1. A method and apparatus for remotely detecting existence, concentration and distribution of methane gas in mines, comprising:

at least one tunable laser source, wherein the wavelength of said source can be tuned across one of methane optical absorption peaks, and photons of the laser source are emitted towards mine walls;

at least one light detection device, wherein photons reflected from mine walls are collected and converted into electronic signals;

at least one signal process and control unit, operatively in connection with said optical source and said light detection device, for analyzing said signals with tunable laser spectroscopy technology and tomography algorithms, and determining existence, concentration and distribution of said methane mine gas.
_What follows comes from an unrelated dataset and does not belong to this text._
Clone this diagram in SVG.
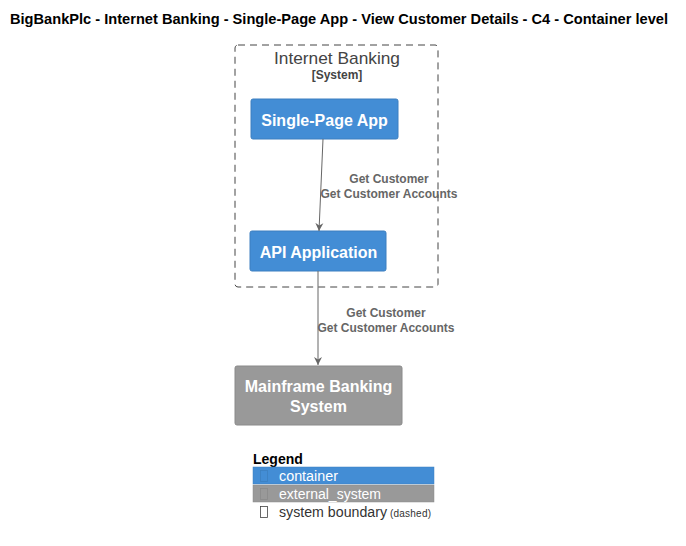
<svg xmlns="http://www.w3.org/2000/svg" width="686" height="546" viewBox="0 0 686 546">
<style>
text{font-family:"Liberation Sans",Arial,sans-serif}
.title{font-size:14px;font-weight:bold;fill:#000}
.node{fill:#FFFFFF;font-size:16px;font-weight:bold}
.lbl{fill:#666666;font-size:12px;font-weight:bold}
.conn{stroke:#666666;stroke-width:1;fill:none}
.leg{font-size:14px;fill:#FFFFFF}
</style>
<defs>
<marker id="arr" viewBox="0 0 10 10" refX="10" refY="5" markerWidth="8" markerHeight="10" orient="auto" markerUnits="userSpaceOnUse">
<path d="M0,0 L10,5 L0,10 L3,5 z" fill="#666666"/>
</marker>
</defs>
<rect width="686" height="546" fill="#FFFFFF"/>
<text class="title" x="10" y="24" textLength="658" lengthAdjust="spacingAndGlyphs">BigBankPlc - Internet Banking - Single-Page App - View Customer Details - C4 - Container level</text>
<g id="boundary">
<rect x="235" y="45" width="203" height="242" rx="3" fill="none" stroke="#444444" stroke-dasharray="7,5"/>
<text x="274" y="64" font-size="17" fill="#444444" textLength="126" lengthAdjust="spacingAndGlyphs">Internet Banking</text>
<text x="337" y="79" text-anchor="middle" font-size="12" font-weight="bold" fill="#444444">[System]</text>
</g>
<g id="spa">
<rect x="251" y="99" width="147" height="40" rx="2" fill="#438DD5" stroke="#3C7FC0"/>
<text class="node" x="324.5" y="126" text-anchor="middle">Single-Page App</text>
</g>
<g id="api">
<rect x="250" y="231" width="136" height="40" rx="2" fill="#438DD5" stroke="#3C7FC0"/>
<text class="node" x="318.5" y="258" text-anchor="middle">API Application</text>
</g>
<g id="mainframe">
<rect x="235" y="366" width="167" height="59" rx="2" fill="#999999" stroke="#8A8A8A"/>
<text class="node" x="318.5" y="392" text-anchor="middle">Mainframe Banking</text>
<text class="node" x="318.5" y="412" text-anchor="middle">System</text>
</g>
<g id="connectors">
<line class="conn" x1="323" y1="139" x2="319" y2="231" marker-end="url(#arr)"/>
<text class="lbl" x="389" y="183" text-anchor="middle">Get Customer</text>
<text class="lbl" x="389" y="198" text-anchor="middle">Get Customer Accounts</text>
<line class="conn" x1="318" y1="271" x2="318" y2="365" marker-end="url(#arr)"/>
<text class="lbl" x="386" y="317" text-anchor="middle">Get Customer</text>
<text class="lbl" x="386" y="332" text-anchor="middle">Get Customer Accounts</text>
</g>
<g id="legend">
<text x="253" y="464" font-size="14" font-weight="bold" fill="#000">Legend</text>
<rect x="253" y="467" width="181" height="17" fill="#438DD5" stroke="#3C7FC0" stroke-width="0.5"/>
<rect x="260.5" y="470.5" width="7" height="11" fill="none" stroke="#3C7FC0" stroke-width="0.8"/>
<text class="leg" x="279" y="481" textLength="59" lengthAdjust="spacingAndGlyphs">container</text>
<rect x="253" y="485" width="181" height="17" fill="#999999" stroke="#8A8A8A" stroke-width="0.5"/>
<rect x="260.5" y="488.5" width="7" height="11" fill="none" stroke="#8A8A8A" stroke-width="0.8"/>
<text class="leg" x="279" y="499" textLength="102" lengthAdjust="spacingAndGlyphs">external_system</text>
<rect x="260.5" y="506.5" width="7" height="11" fill="none" stroke="#444444" stroke-width="0.8"/>
<text x="279" y="517" font-size="14" fill="#333333" textLength="108" lengthAdjust="spacingAndGlyphs">system boundary</text>
<text x="390" y="517" font-size="10" fill="#333333" textLength="41" lengthAdjust="spacing">(dashed)</text>
</g>
</svg>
2. Said tunable laser source of claim 1 is a semiconductor laser diode or a fiber laser, or a solid state laser, or a gas laser.

3. The wavelength of said tunable laser source of claim 2 is tuned by changing the temperature or strain of the lasing cavity of said laser source.

4. Said tunable laser spectroscopy technology of claim 1 is based on wavelength modulation or frequency modulation.

5. Said tomography algorithm of claim 1 is based on algebraic reconstruction technique.

6. Said apparatus of claim 1 is carried by a person to scan the spaces of mines and map concentration distribution of methane gas.

7. Said apparatus of claim 1 is mounted on an object, for example, a machine, to scan the spaces of mines and map concentration distribution of methane gas.

8. Said apparatus of claim 1 is installed at certain locations of mines to scan the spaces of mines and map concentration distribution of methane gas.